■ THE REQUEST: Pick out every line in the data below that holds "React".

■ PROVIDED MATERIAL:
▼

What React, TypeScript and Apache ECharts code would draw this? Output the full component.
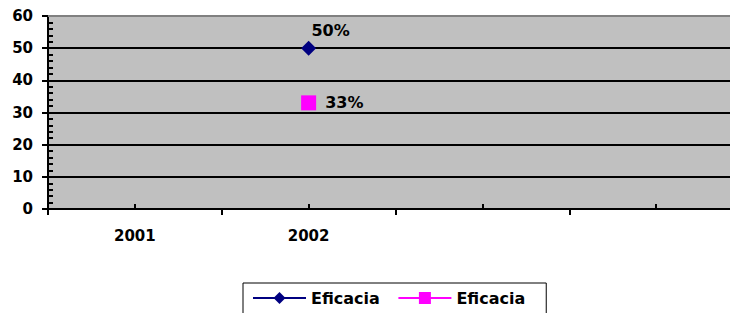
import React, { useEffect, useRef } from "react";
import * as echarts from "echarts";

const categories = ["2001", "2002", "", ""];
const seriesNames = ["Eficacia", "Eficacia"];
const eficaciaA = [null, 50, null, null];
const eficaciaB = [null, 33, null, null];
const labelsA = ["", "50%", "", ""];
const labelsB = ["", "33%", "", ""];
const yMin = 0;
const yMax = 60;
const yStep = 10;

const FONT = "'DejaVu Sans', sans-serif";

export default function App() {
  const ref = useRef<HTMLDivElement>(null);
  useEffect(() => {
    const chart = echarts.init(ref.current!, null, { renderer: "svg" });
    const textBase = { fontFamily: FONT, fontWeight: "bold" as const, fontSize: 15, color: "#000" };
    chart.setOption({
      animation: false,
      grid: {
        left: 48,
        top: 16,
        width: 695,
        bottom: 104,
        outerBoundsMode: "none",
        containLabel: false,
        show: true,
        backgroundColor: "#C0C0C0",
        borderWidth: 0,
      },
      xAxis: [
        {
          type: "category",
          data: categories,
          boundaryGap: true,
          axisLine: { show: true, lineStyle: { color: "#000", width: 2 } },
          axisTick: { show: true, inside: false, length: 6, lineStyle: { color: "#000", width: 2 } },
          axisLabel: { ...textBase, margin: 19, interval: 0 },
          splitLine: { show: false },
        },
        {
          type: "category",
          data: categories,
          position: "bottom",
          boundaryGap: true,
          axisLine: { show: false },
          axisTick: { show: true, inside: true, alignWithLabel: true, length: 5, lineStyle: { color: "#000", width: 2 } },
          axisLabel: { show: false },
          splitLine: { show: false },
        },
        {
          type: "category",
          data: categories,
          position: "top",
          axisLine: { show: true, lineStyle: { color: "#808080", width: 2 } },
          axisTick: { show: false },
          axisLabel: { show: false },
        },
      ],
      yAxis: [
        {
          type: "value",
          min: yMin,
          max: yMax,
          interval: yStep,
          axisLine: { show: true, lineStyle: { color: "#000", width: 2 } },
          axisTick: { show: true, inside: false, length: 6, lineStyle: { color: "#000", width: 2 } },
          axisLabel: { ...textBase, margin: 15 },
          splitLine: { show: true, lineStyle: { color: "#000", width: 2 } },
        },
        {
          type: "value",
          min: yMin,
          max: yMax,
          interval: yStep,
          position: "left",
          axisLine: { show: false },
          axisTick: { show: false, inside: true },
          minorTick: { show: true, splitNumber: 5, length: 5, lineStyle: { color: "#000", width: 2 } },
          axisLabel: { show: false },
          splitLine: { show: false },
        },
      ],
      legend: {
        left: 243,
        top: 283,
        padding: [7, 21, 14, 9],
        borderColor: "#000",
        borderWidth: 1,
        itemWidth: 53,
        itemHeight: 15,
        itemGap: 12,
        textStyle: { ...textBase, fontSize: 16, width: 74 },
        data: [
          { name: seriesNames[0] + " " },
          { name: seriesNames[1] },
        ],
      },
      series: [
        {
          name: seriesNames[0] + " ",
          type: "line",
          xAxisIndex: 0,
          yAxisIndex: 0,
          data: eficaciaA,
          symbol: "diamond",
          symbolSize: 15,
          color: "#000080",
          lineStyle: { color: "#000080", width: 2 },
          itemStyle: { color: "#000080" },
          label: {
            show: true,
            position: "top",
            distance: 2,
            offset: [22, 0],
            ...textBase,
            fontSize: 16,
            formatter: (p: any) => labelsA[p.dataIndex],
          },
        },
        {
          name: seriesNames[1],
          type: "line",
          xAxisIndex: 0,
          yAxisIndex: 0,
          data: eficaciaB,
          symbol: "rect",
          symbolSize: 15,
          color: "#FF00FF",
          lineStyle: { color: "#FF00FF", width: 2 },
          itemStyle: { color: "#FF00FF" },
          label: {
            show: true,
            position: "right",
            distance: 9,
            ...textBase,
            fontSize: 16,
            formatter: (p: any) => labelsB[p.dataIndex],
          },
        },
      ],
    });
    return () => chart.dispose();
  }, []);
  return (
    <div
      ref={ref}
      style={{ position: "fixed", left: 0, top: 0, width: 730, height: 313, background: "#fff" }}
    />
  );
}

▲

■ CORRECT RESPONSE:
What React, TypeScript and Apache ECharts code would draw this? Output the full component.
import React, { useEffect, useRef } from "react";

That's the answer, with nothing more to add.